Floating Circles Quartet – Humble Travelers
(Available on Bandcamp. CD review by Jane Mann)
Humble Travelers is the first CD from Floating Circles Quartet – a group of recent Guildhall School of Music graduates led by clarinettist/composer Aidan Pearson.
It’s an engaging collection of charming tunes, all composed and arranged by Pearson, with contributions from the other members of the band, Jonny Wickham on bass and percussion, Arthur Newell on drums, and Matt Hurley on guitar. Pearson himself plays clarinet and bass clarinet on this recording. The band cite Sons of Kemet and Oregon as their main influences and I can hear other echoes in here, of Andy Sheppard at his most cheerful, and the easy minimalism of Mammal Hands. There are folk and classical elements too.
Pearson writes that the album title Humble Travelers comes from the recurrent themes of travelling and movement. The album begins with the upbeat Brockley ‘N’ Peas, a piece about his commute, which has a pleasant melodic drive and some fine drumming and percussion from Newell and Wickham. The combination of bass clarinet and violin, from guest performer Johanna Burnheart, is pleasing. Next up is the dreamy Beyond the Mountains of Aria, a metaphor for the journey of life, according to Pearson, which reminded me of Anouar Brahem with its Eastern cadences and hypnotic rhythms.

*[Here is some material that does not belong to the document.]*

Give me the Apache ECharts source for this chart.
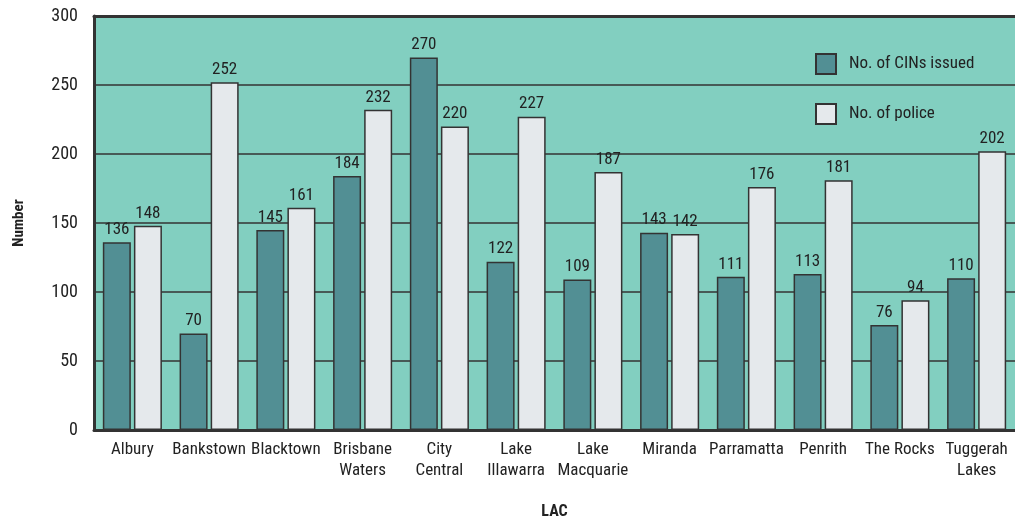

My favourite track is the delightful Caravan Curtains, an ode to remembered childhood caravan holidays, again featuring Burnheart’s violin, and an opportunity for Wickham to show us his precision and agility on the double bass. The other two travel-related tunes are Wading Through the Mist (about learning from experiences that life throws at you) and, final track, Galactic Pedal Boat Rescue Trip. The former features another lovely melody, lively violin work from Burnheart, a collision of folk, jazz and classical influences and a chaotic middle section (the Mist?) before surfacing into calm again. Galactic Pedal Boat Rescue Trip is an enchanting conclusion to the album. It has a carefree melodic line over a beautiful sparse arrangement, gentle guitar accompaniment from Hurley and a lyrical bass part. The piece showcases Pearson’s exhilarating playing, which is beautiful throughout the album, whether on clarinet or bass clarinet, with a gorgeous tone.
The only non-travel-related title is the single of the album, White ‘N’ Fluffy, which, according to Pearson, is either a reference to his “black and white cat, with its playful and unpredictable nature, or a pot of rice boiling over”. It’s a spiky piece with a very catchy riff.